There are quite literally countless more examples of the Israel-Africa relationship, from solar energy, to organizations like Innovation: Africa; so countless in fact, that one could very confidently say that Israel has done more for Africa than any other country in the world has. And with this Israel-Africa alliance that continues to grow and thrive, there is a theme here; the theme is not one of invading and imposing, but one of empowering and advancing. Israel is not imposing on these African countries to turn them into Israel; Israel is helping Africa to unearth a beauty and strength she already has; a strength that has lain dormant for centuries. From the transatlantic slave trade, to the aggressive colonization by the Europeans, to the enslavement by the Arabs that still exists today, to the corruption that exists within some African countries, Africa has a long road ahead of her to economic and in some cases physical freedom. The more African countries choose to partner with Israel, the more that road will shorten.
Now finally, what does Israel-Africa and Africa-black America have to do with Israel-Africa-black America?
There is an awakening within the black American communities to have a deeper connection to our past that goes further back than the civil rights era and slavery. That awakening has led and will continue to lead many of us to find out where we are from, and not only visit, but be a part of the solution to helping to restore Africa. One of the ways we can help with the restoration, is by black entrepreneurs in the U.S. investing and doing business in and with Africa. We can lend our hands and feet and voice to help right the wrongs that exist in Africa in our time like we did during apartheid in South Africa; we, the people with the legacy of Martin Luther King, Bayard Rustin, James Baldwin, Carter Woodson, Rosa Parks, Dorothy Height, Black Wall Street, the Harlem Renaissance, and so much more. We can make real and lasting change in the continent. It is only as we push forward in our search for the whole truth of who we are that we come to a deeper understanding of, and connection to that truth.

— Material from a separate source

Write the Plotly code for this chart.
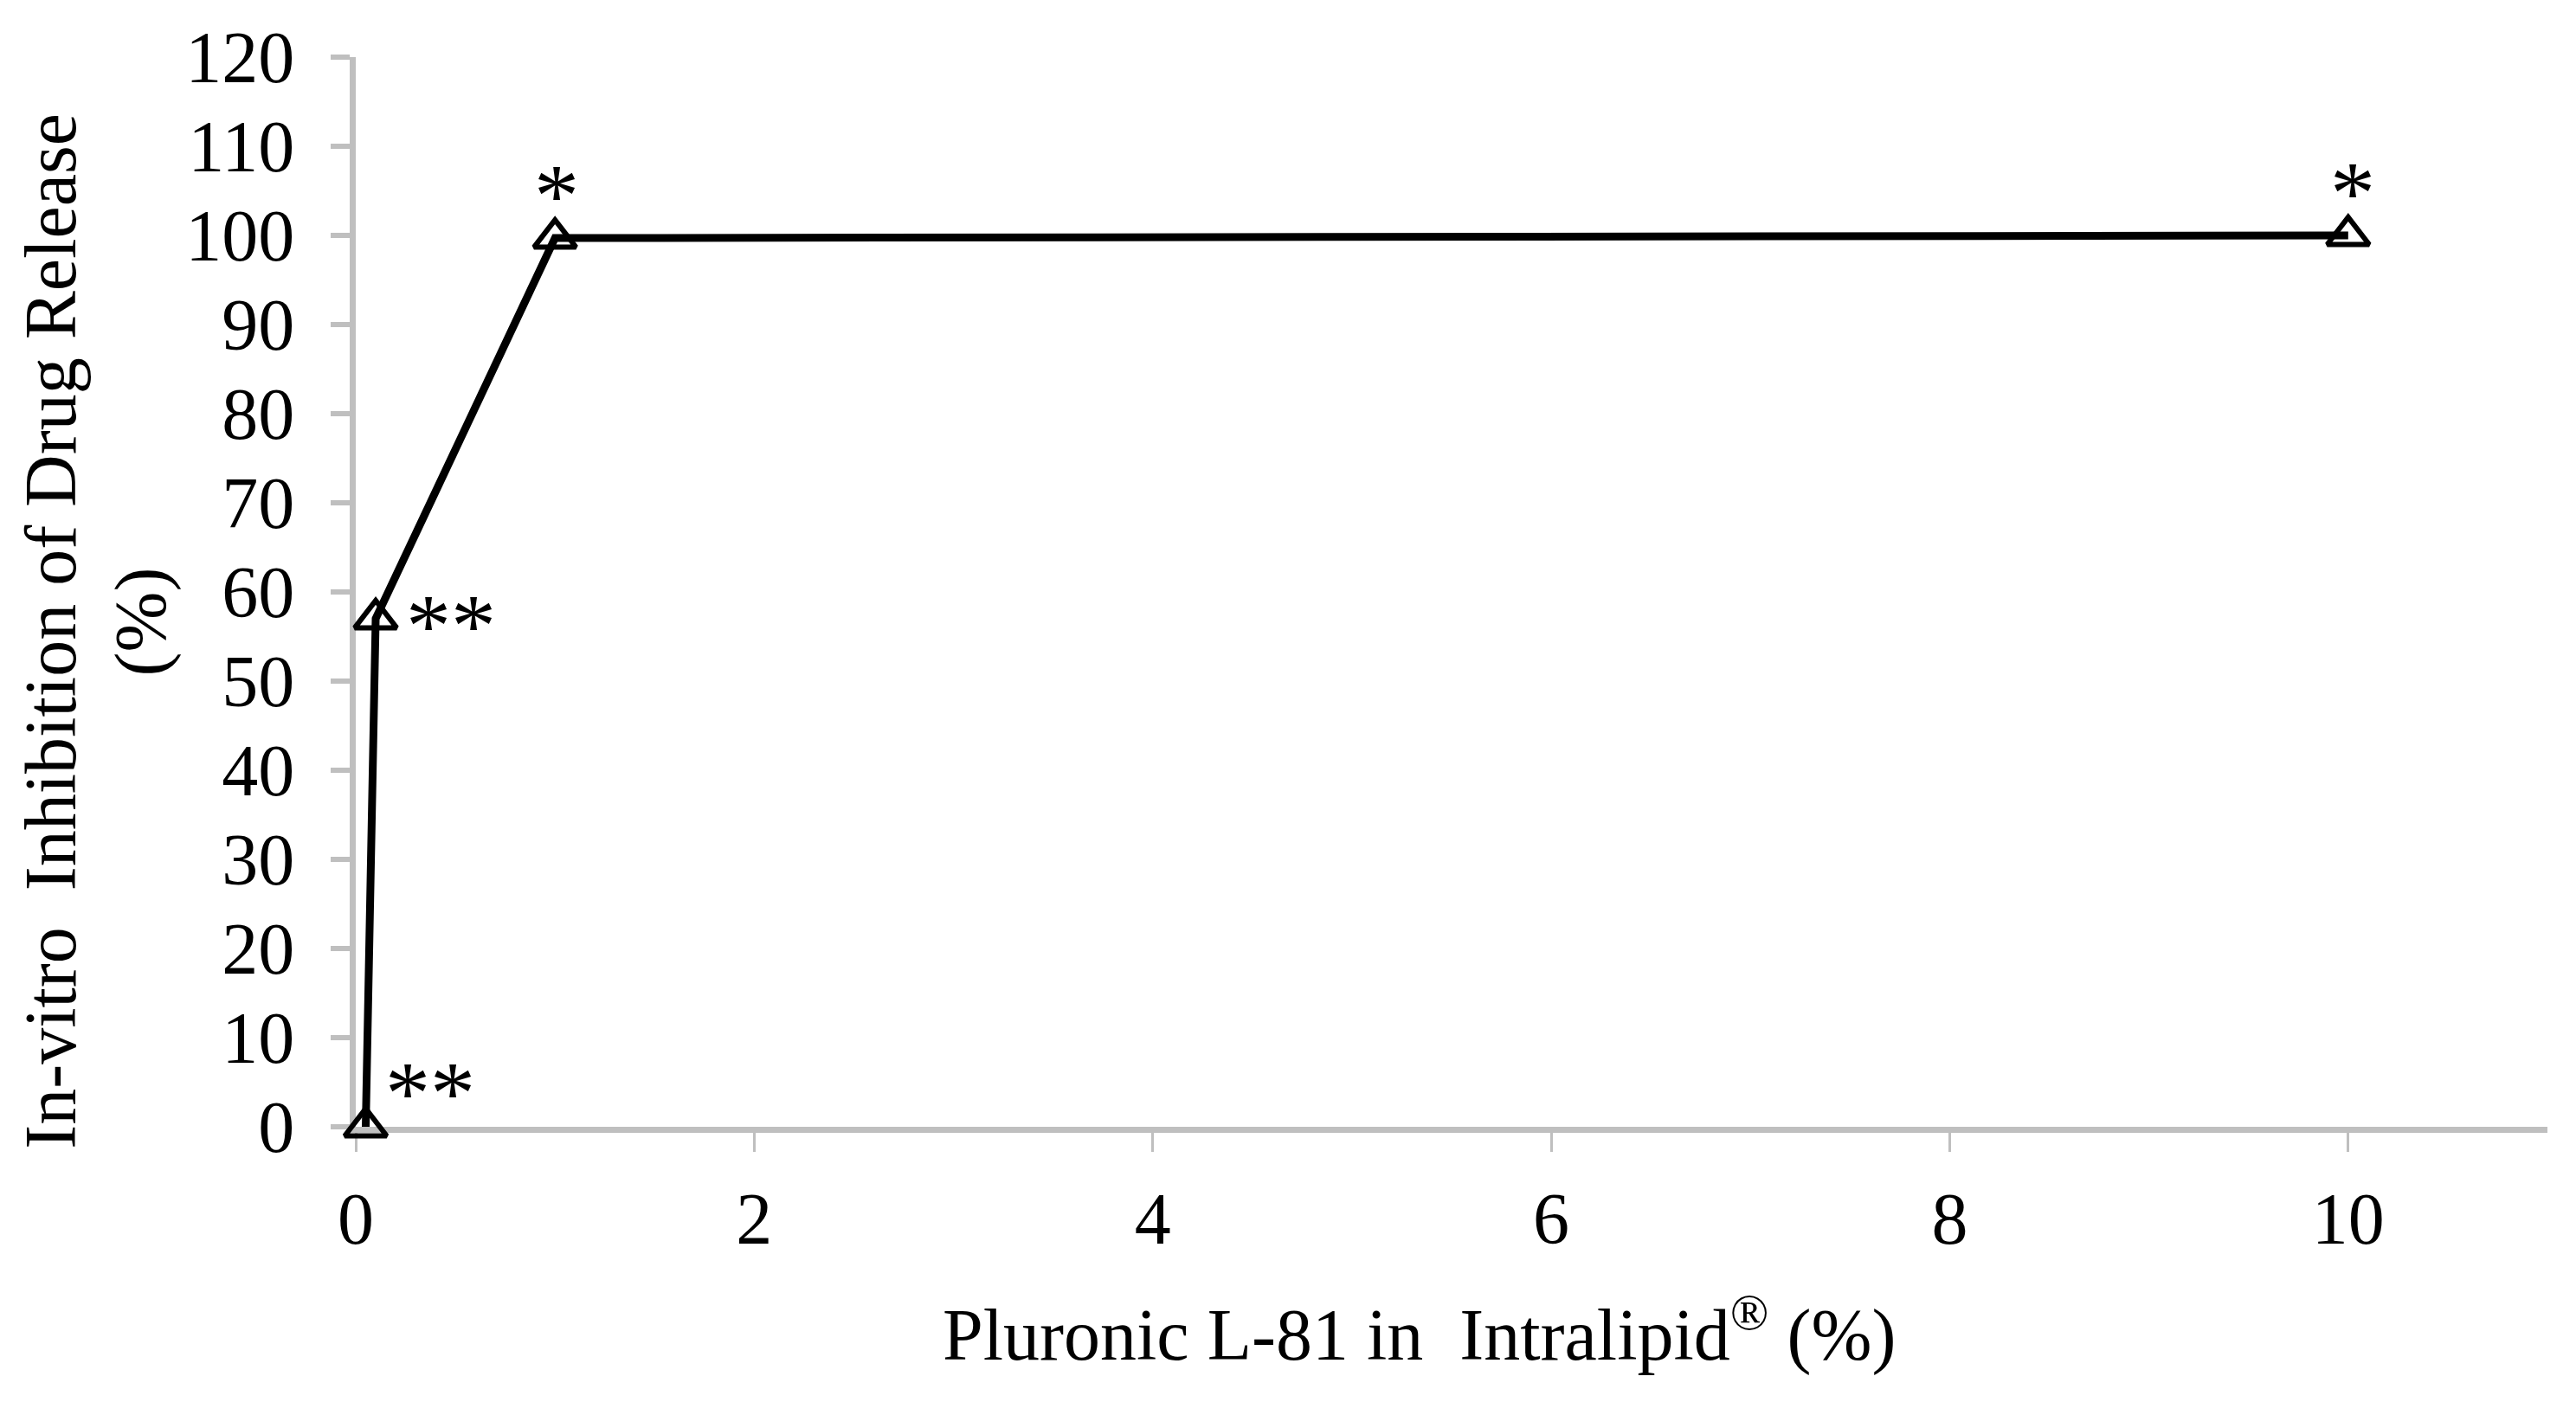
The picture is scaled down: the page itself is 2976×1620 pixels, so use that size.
import plotly.graph_objects as go

# Pluronic L-81 concentration (%) vs in-vitro inhibition (%)
conc = [0.05, 0.1, 1, 10]
inhibition = [0, 57, 99.7, 100]
sig_labels = ["**", "**", "*", "*"]
# pixel offsets of the significance marks from their points
sig_dx = [74, 87, 2, 5]
sig_dy = [40, -8, 50, 50]

x_ticks = [0, 2, 4, 6, 8, 10]
y_ticks = list(range(0, 121, 10))

FONT = "Liberation Serif, Times New Roman, serif"
FS = 84
GREY = "#BFBFBF"

fig = go.Figure()

fig.add_trace(go.Scatter(
    x=conc,
    y=inhibition,
    mode="lines+markers",
    line=dict(color="black", width=9),
    marker=dict(symbol="triangle-up-open", size=42, color="black",
                line=dict(color="black", width=6)),
    cliponaxis=False,
    showlegend=False,
))

for xv, yv, s, dx, dy in zip(conc, inhibition, sig_labels, sig_dx, sig_dy):
    fig.add_annotation(x=xv, y=yv, text=s, showarrow=False,
                       xshift=dx, yshift=dy,
                       font=dict(family=FONT, size=104, color="black"))

# axis titles
fig.add_annotation(xref="paper", yref="paper", x=0.485, y=-0.19,
                   text="Pluronic L-81 in \u00a0Intralipid<sup>®</sup> (%)",
                   showarrow=False, xanchor="center", yanchor="middle",
                   font=dict(family=FONT, size=FS, color="black"))
fig.add_annotation(xref="paper", yref="paper", x=-0.139, y=0.463,
                   text="In-vitro \u00a0Inhibition of Drug Release",
                   textangle=-90, showarrow=False,
                   xanchor="center", yanchor="middle",
                   font=dict(family=FONT, size=FS, color="black"))
fig.add_annotation(xref="paper", yref="paper", x=-0.098, y=0.472,
                   text="(%)", textangle=-90, showarrow=False,
                   xanchor="center", yanchor="middle",
                   font=dict(family=FONT, size=FS, color="black"))

# page body has an 8px margin, so the figure is 16px smaller
fig.update_layout(
    width=2960,
    height=1604,
    plot_bgcolor="white",
    paper_bgcolor="white",
    margin=dict(l=403, r=25, t=55, b=310),
    font=dict(family=FONT, size=FS, color="black"),
)

fig.update_xaxes(
    range=[0, 11],
    tickvals=x_ticks,
    showgrid=False,
    zeroline=False,
    showline=True,
    linecolor=GREY,
    linewidth=7,
    ticks="outside",
    ticklen=22,
    tickwidth=3,
    tickcolor=GREY,
    ticklabelstandoff=5,
    layer="below traces",
)

fig.update_yaxes(
    range=[0, 120],
    tickvals=y_ticks,
    showgrid=False,
    zeroline=False,
    showline=True,
    linecolor=GREY,
    linewidth=7,
    ticks="outside",
    ticklen=22,
    tickwidth=6,
    tickcolor=GREY,
    ticklabelstandoff=25,
    layer="below traces",
)

fig.write_html("out.html")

Wakanda is a fictional place. It is, however, based on the affluence that Africa once had, and to a degree, still has. Israel is helping Africa to keep what she has, and to take back what was once hers. This heart Israel has for Africa is not a recent event; in fact, it predates modern Israel itself. Decades before Israel was reborn in 1948, one of the fathers of Zionism, Theodor Herzl, stated:
“There is still one other question arising out of the disaster of nations which remains unsolved to this day, and whose profound tragedy, only a Jew can comprehend. This is the African question. Just call to mind all those terrible episodes of the slave trade, of human beings who, merely because they were black, were stolen like cattle, taken prisoner, captured and sold. Their children grew up in strange lands, the objects of contempt and hostility because their complexions were different. I am not ashamed to say, though I may expose myself to ridicule for saying so, that once I have witnessed the redemption of the Jews, my people, I wish also to assist in the redemption of the Africans.”
Source: Golda Meir, My Life, (NY: Dell Publishing Co., 1975), pp. 308-309
Once we realize who we are as the African diaspora, we will realize that we have a lot more in common with Israel than we may have previously thought. We will realize that Israel has a very crucial role to play in this redemptive Pan-African movement, and that we have to play our part as well. With Israel’s help, we can visit all of Nigeria and see it for what it truly is. With Israel’s help, we can visit Zimbabwe and be in awe of its beauty. With Israel’s help, we can see an Africa, free of Boko Haram, Al-Shabaab, slavery and organ harvesting. With Israel help, we will see Africa transformed; not restored to her former glory, but transformed into something greater than any eye has ever seen.